### TASK DETAILS
Locate the word "with" in the data below, then copy every line that holds it.

Entries from a dataset:
▬▬▬▬▬▬▬▬▬▬

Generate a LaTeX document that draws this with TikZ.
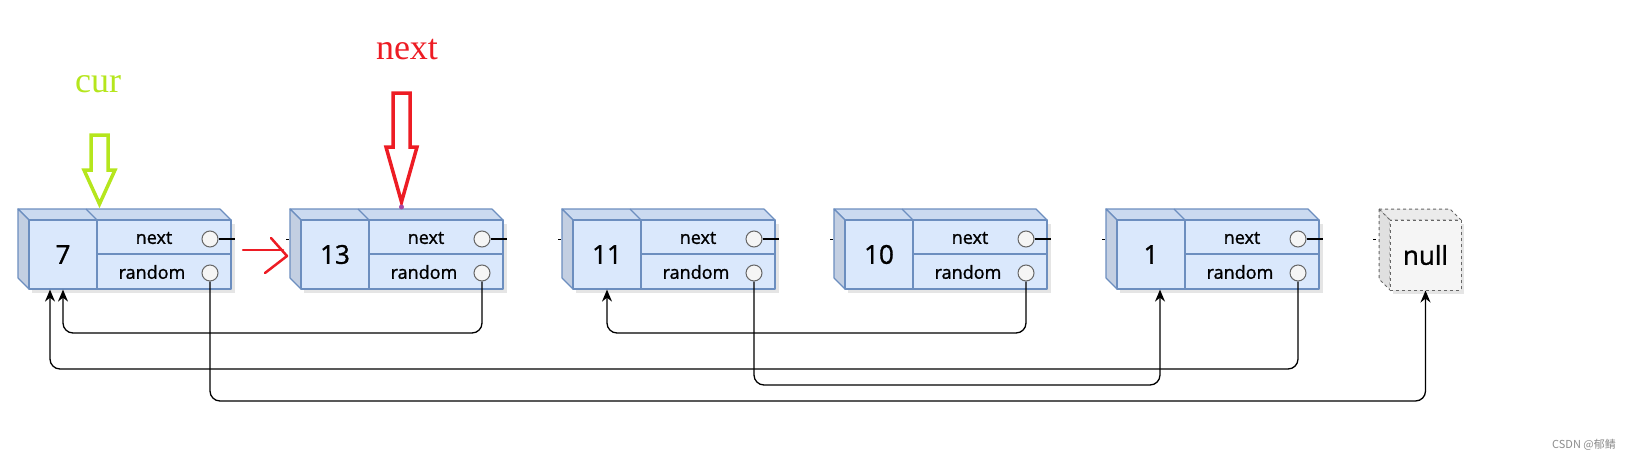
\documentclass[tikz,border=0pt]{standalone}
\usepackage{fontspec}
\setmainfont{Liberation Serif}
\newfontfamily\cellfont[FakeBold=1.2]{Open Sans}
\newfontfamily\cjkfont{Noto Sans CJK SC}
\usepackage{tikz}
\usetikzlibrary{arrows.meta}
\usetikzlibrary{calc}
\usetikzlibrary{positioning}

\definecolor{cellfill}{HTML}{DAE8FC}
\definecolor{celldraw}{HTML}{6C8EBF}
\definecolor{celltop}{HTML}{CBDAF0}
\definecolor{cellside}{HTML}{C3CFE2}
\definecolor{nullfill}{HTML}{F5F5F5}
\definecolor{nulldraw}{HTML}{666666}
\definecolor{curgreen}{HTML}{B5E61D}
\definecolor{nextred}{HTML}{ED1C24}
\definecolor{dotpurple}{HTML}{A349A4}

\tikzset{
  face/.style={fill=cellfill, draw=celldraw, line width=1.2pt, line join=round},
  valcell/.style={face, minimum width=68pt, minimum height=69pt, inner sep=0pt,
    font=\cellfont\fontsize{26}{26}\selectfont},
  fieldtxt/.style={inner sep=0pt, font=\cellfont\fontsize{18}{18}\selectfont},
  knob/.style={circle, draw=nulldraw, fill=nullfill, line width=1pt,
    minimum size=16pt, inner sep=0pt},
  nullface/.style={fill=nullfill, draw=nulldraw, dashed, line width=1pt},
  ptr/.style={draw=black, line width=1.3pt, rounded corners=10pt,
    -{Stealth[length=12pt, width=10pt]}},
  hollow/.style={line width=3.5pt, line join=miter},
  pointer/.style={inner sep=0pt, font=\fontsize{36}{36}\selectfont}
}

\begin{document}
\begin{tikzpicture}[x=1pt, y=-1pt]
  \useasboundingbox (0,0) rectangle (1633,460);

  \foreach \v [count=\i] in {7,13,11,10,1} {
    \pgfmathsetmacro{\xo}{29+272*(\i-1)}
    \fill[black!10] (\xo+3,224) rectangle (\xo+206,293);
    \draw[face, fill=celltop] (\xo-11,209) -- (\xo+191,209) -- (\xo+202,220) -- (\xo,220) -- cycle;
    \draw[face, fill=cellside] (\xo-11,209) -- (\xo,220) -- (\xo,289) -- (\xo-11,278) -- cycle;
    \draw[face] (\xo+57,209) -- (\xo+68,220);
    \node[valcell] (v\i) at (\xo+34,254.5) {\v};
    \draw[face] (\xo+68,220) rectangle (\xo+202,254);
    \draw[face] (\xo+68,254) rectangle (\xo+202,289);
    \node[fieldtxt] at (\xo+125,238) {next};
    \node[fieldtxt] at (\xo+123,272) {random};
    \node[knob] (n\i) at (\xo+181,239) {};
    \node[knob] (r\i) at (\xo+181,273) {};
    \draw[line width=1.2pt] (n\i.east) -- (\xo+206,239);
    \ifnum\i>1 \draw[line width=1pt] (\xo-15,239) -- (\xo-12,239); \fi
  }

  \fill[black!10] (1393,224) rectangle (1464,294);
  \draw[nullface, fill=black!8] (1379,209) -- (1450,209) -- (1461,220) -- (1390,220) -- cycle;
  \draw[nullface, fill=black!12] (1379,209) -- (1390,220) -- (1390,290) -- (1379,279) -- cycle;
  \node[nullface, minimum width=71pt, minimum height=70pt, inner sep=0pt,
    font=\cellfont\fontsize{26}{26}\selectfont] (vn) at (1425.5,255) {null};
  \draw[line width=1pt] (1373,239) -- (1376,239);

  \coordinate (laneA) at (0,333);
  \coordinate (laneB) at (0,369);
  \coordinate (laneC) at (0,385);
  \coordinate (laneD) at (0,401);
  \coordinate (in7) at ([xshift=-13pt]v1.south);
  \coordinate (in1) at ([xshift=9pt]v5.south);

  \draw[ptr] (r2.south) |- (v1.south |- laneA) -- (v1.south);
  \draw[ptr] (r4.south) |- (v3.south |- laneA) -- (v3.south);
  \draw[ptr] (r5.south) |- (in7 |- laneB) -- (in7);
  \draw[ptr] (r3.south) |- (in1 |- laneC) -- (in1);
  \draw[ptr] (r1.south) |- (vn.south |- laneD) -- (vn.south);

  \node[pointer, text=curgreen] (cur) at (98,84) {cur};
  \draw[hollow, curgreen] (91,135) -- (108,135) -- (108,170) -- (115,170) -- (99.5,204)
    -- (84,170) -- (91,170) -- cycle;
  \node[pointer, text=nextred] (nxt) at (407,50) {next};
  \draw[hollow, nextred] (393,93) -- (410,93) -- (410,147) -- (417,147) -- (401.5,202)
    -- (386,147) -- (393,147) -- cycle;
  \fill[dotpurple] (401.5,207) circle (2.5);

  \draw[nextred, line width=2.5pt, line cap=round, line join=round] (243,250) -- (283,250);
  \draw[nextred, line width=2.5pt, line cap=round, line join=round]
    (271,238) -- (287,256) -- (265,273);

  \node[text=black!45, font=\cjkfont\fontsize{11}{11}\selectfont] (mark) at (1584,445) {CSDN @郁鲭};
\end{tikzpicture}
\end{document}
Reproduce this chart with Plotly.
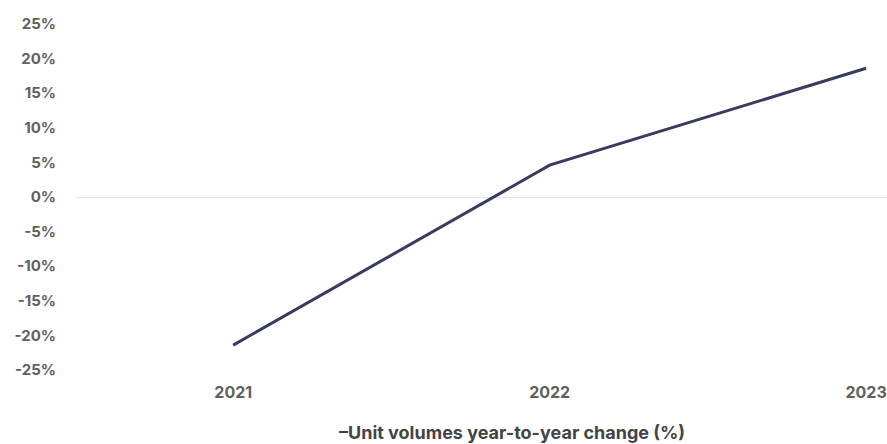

▬▬▬▬▬▬▬▬▬▬

### TASK ANSWER
Generate a LaTeX document that draws this with TikZ.
Reproduce this chart with Plotly.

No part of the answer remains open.